(Figure scripts)
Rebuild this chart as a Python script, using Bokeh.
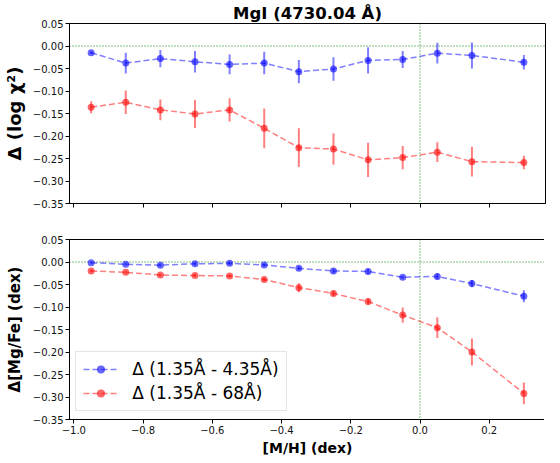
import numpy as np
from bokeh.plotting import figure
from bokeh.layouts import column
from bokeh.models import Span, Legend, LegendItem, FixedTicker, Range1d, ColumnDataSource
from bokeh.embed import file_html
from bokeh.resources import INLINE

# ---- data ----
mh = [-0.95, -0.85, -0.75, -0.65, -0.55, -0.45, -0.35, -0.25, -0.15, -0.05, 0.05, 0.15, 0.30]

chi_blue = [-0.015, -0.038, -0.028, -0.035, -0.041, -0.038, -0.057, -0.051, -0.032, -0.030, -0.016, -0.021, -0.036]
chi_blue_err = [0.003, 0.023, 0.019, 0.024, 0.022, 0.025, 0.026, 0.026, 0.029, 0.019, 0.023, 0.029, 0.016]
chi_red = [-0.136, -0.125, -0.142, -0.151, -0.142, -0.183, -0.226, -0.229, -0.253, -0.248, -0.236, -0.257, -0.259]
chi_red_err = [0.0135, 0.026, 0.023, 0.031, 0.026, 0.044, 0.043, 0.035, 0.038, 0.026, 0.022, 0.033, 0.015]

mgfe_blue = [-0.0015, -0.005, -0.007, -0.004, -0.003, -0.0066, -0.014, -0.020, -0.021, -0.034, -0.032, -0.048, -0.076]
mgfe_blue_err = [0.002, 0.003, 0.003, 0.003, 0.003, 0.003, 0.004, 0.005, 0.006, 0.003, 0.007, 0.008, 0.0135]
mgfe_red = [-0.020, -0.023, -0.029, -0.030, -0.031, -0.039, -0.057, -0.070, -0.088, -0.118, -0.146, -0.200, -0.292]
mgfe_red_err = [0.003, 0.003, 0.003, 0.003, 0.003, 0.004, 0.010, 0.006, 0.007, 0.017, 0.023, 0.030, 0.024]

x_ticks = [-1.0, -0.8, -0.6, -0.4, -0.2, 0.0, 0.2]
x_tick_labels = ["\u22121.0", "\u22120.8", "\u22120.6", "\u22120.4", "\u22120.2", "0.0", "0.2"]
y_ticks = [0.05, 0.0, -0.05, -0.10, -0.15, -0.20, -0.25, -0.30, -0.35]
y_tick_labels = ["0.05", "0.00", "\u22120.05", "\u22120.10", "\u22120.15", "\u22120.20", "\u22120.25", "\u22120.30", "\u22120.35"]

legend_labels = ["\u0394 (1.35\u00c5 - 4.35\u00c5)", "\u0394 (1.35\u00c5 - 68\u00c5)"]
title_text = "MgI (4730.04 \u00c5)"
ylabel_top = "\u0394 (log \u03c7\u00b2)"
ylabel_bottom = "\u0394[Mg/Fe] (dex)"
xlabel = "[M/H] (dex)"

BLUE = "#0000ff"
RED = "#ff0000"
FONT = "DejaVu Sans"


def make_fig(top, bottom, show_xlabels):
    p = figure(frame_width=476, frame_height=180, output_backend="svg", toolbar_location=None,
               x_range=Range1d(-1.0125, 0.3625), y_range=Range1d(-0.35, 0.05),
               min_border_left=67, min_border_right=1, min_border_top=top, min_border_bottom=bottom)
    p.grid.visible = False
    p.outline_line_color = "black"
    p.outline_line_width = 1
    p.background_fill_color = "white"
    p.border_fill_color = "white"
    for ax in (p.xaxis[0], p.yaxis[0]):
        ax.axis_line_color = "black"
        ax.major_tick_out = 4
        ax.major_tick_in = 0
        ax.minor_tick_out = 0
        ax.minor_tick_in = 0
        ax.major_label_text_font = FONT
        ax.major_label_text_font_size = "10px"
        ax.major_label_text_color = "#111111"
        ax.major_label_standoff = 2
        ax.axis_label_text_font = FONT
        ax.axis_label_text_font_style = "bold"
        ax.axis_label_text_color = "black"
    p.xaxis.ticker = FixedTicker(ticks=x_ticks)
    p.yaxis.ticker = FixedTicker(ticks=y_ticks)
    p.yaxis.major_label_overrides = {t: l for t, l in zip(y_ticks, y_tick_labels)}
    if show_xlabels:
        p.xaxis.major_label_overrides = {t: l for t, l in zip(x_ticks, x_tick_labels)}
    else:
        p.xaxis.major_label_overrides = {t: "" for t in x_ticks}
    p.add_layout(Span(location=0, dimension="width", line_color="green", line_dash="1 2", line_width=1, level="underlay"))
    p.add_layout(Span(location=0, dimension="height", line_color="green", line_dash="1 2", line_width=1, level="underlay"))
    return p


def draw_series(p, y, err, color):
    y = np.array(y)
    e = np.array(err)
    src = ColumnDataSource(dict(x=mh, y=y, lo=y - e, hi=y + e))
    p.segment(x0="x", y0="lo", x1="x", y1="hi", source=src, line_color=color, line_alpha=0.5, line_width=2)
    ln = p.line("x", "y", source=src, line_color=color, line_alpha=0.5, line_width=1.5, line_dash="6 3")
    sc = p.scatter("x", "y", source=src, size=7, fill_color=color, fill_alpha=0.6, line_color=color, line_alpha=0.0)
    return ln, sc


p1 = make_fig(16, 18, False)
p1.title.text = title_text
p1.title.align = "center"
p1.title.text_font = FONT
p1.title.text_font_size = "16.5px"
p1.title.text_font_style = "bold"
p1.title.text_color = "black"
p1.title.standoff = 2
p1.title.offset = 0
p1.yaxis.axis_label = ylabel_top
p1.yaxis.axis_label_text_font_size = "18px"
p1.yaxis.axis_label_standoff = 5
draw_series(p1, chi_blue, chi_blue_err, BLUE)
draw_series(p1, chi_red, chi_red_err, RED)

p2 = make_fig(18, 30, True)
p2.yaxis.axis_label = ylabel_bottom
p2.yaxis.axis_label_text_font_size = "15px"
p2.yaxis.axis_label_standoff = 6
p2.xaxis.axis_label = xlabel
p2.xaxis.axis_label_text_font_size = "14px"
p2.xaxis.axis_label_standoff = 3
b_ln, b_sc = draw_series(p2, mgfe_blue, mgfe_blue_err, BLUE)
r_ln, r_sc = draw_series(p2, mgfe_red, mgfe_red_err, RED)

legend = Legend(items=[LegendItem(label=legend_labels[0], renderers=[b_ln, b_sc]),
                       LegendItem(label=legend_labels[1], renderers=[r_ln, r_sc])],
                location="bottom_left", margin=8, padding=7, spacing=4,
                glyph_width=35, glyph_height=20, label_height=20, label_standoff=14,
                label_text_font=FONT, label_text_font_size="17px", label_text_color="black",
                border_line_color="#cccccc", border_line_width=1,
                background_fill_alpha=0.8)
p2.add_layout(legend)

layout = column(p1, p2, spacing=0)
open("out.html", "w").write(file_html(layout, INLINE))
---
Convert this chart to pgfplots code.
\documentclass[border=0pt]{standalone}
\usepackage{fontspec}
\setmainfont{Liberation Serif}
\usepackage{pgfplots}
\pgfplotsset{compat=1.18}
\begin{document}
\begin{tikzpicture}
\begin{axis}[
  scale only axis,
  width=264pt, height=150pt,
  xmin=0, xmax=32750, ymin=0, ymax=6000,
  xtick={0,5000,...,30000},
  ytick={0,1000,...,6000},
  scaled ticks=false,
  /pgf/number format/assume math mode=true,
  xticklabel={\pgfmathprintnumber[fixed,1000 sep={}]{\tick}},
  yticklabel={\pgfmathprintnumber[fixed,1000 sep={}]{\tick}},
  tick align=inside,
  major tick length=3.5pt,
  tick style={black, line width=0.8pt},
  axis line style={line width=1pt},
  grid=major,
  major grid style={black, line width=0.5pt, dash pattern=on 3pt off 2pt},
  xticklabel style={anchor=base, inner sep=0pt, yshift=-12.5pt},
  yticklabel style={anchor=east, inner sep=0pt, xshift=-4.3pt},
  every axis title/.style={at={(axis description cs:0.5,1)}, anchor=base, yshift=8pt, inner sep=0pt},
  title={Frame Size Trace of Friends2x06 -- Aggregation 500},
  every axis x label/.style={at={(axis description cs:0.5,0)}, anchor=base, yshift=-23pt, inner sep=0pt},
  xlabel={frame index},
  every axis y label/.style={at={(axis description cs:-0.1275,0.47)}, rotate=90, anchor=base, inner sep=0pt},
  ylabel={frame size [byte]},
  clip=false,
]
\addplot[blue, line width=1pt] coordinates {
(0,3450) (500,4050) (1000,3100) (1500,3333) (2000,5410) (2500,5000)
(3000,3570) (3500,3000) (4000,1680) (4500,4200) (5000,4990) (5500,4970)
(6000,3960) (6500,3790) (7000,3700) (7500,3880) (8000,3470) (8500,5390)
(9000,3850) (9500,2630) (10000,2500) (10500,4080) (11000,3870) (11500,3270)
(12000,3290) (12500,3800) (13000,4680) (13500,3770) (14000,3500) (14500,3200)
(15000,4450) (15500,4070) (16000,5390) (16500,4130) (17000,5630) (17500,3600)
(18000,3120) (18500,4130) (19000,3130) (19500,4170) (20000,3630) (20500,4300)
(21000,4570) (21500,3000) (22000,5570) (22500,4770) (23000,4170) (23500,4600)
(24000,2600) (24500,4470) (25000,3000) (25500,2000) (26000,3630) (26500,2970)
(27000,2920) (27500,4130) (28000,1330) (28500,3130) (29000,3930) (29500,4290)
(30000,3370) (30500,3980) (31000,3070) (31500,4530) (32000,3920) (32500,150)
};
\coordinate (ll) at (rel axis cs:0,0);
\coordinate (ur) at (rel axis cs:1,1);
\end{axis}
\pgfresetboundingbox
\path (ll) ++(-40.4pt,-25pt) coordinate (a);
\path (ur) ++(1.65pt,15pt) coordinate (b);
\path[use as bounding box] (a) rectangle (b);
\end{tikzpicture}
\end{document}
--
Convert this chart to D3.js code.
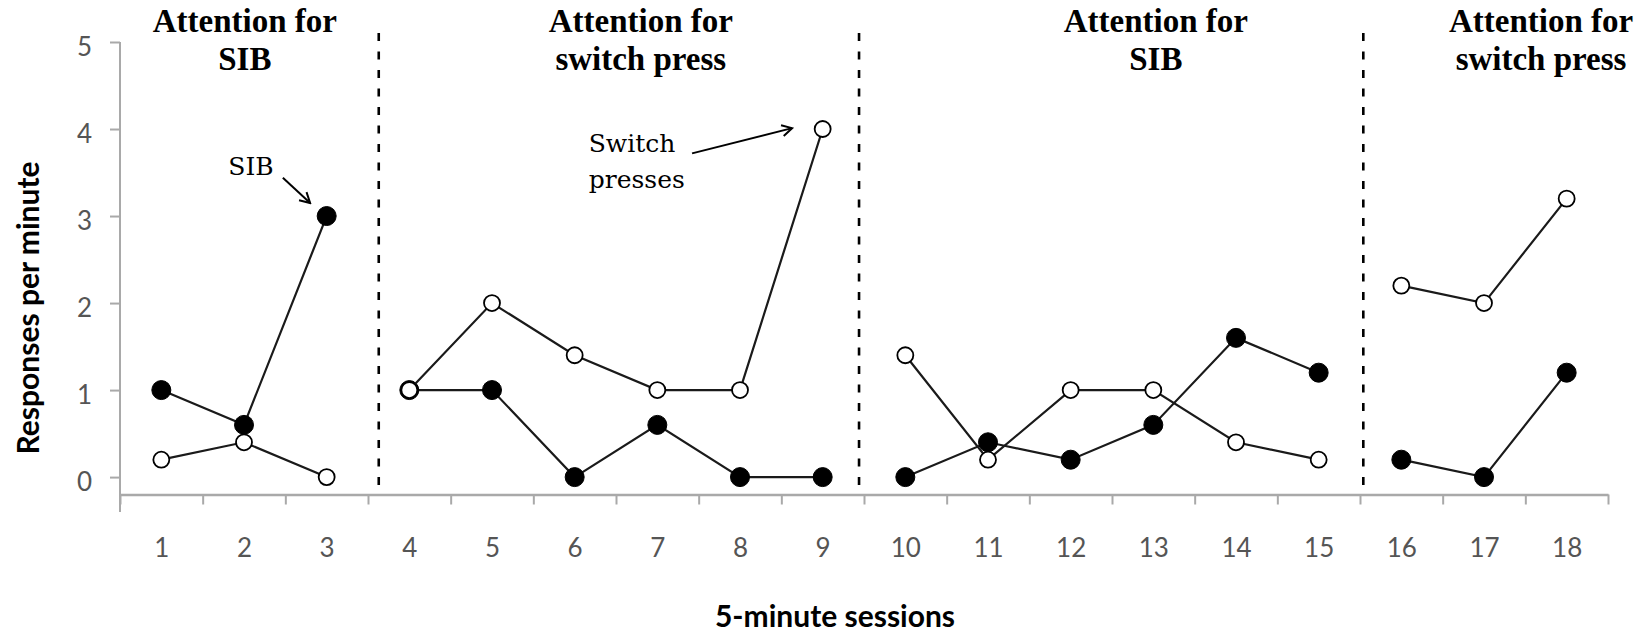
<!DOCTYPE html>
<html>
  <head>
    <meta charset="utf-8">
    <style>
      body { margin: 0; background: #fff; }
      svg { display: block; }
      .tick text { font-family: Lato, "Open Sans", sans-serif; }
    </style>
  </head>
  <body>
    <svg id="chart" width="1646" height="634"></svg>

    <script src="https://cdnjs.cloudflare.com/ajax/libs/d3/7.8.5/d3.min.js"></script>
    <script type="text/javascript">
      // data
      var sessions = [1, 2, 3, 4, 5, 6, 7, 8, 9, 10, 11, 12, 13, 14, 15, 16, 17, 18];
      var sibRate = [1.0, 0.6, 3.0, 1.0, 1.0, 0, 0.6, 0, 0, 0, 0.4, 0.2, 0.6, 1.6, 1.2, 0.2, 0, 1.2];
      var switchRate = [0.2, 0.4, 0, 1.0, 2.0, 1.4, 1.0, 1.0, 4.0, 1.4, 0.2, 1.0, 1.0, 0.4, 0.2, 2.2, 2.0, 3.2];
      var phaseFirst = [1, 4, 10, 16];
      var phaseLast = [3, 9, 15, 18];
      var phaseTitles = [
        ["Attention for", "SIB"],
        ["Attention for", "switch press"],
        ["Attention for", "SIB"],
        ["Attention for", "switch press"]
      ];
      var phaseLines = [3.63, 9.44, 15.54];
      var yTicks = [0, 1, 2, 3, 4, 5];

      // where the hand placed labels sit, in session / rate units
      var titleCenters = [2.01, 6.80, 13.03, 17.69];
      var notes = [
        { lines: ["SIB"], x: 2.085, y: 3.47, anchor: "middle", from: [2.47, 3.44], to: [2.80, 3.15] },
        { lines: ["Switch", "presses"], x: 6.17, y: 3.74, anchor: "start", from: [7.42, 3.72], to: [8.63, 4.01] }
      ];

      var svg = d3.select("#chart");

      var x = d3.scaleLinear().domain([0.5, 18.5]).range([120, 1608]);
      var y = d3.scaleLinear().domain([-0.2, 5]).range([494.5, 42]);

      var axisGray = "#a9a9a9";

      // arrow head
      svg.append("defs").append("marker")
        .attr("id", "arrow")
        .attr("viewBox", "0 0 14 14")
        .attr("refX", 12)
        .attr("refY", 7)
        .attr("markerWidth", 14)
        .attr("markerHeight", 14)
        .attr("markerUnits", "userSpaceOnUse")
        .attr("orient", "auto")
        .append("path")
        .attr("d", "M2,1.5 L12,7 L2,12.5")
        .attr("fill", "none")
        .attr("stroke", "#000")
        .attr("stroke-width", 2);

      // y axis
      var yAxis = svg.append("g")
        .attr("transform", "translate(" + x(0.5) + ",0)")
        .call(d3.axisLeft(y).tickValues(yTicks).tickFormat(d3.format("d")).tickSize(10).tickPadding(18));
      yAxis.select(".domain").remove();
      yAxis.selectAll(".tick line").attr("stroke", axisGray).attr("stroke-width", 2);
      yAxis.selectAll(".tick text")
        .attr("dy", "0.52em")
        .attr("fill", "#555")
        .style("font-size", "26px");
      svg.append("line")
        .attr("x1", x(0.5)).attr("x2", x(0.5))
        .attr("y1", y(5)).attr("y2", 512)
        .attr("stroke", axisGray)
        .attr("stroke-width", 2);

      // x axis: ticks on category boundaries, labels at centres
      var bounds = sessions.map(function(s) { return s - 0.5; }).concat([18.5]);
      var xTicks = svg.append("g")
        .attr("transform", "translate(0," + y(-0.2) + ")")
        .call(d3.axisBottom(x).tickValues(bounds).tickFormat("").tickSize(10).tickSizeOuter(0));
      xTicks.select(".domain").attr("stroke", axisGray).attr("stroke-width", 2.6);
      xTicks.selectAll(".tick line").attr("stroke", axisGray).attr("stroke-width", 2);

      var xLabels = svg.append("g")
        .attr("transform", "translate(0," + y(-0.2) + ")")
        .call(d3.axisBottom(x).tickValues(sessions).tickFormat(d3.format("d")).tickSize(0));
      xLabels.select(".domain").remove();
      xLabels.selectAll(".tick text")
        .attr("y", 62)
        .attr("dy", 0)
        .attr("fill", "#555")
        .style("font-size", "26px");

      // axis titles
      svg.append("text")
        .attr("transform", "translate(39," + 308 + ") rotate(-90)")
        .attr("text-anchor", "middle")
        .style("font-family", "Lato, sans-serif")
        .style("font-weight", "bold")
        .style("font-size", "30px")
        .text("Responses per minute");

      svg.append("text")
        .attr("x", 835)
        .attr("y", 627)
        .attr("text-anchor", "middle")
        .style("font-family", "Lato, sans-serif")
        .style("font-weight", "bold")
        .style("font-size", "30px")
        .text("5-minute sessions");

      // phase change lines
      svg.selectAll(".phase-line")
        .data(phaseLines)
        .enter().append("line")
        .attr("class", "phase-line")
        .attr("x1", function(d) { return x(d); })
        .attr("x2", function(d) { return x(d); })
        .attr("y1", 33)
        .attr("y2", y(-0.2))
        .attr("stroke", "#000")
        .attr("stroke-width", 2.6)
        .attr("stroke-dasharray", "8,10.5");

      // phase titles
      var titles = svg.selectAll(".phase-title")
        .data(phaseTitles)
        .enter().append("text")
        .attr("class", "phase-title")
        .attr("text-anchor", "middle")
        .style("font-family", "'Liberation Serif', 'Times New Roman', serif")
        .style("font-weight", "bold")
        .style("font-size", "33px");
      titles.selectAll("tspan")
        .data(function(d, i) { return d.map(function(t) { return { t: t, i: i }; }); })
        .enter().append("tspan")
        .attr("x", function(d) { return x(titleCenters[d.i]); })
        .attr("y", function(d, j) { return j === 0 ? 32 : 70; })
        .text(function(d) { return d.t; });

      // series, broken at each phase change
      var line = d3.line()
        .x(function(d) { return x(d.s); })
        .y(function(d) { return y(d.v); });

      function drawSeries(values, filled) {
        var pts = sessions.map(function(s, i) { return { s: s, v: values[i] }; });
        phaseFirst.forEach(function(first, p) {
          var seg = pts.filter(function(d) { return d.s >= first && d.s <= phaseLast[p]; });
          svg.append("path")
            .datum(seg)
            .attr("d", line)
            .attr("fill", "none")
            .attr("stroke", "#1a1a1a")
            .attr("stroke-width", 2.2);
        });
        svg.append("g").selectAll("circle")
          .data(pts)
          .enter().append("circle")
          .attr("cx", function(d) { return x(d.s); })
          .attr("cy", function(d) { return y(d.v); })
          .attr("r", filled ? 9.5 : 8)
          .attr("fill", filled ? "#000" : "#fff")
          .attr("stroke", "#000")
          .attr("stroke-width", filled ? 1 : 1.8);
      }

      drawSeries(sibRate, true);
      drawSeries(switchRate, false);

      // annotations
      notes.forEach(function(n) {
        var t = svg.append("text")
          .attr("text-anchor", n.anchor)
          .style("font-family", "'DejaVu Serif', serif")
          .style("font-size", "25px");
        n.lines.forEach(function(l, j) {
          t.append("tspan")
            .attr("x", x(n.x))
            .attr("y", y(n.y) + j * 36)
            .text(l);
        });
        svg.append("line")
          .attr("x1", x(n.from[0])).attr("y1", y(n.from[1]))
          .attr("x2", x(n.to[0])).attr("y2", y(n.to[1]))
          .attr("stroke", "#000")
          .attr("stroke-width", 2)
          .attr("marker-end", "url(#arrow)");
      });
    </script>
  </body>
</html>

### Problem to work on
Work through the records line by line and tally those with the word "code". Report only the total.

### Output of the task
2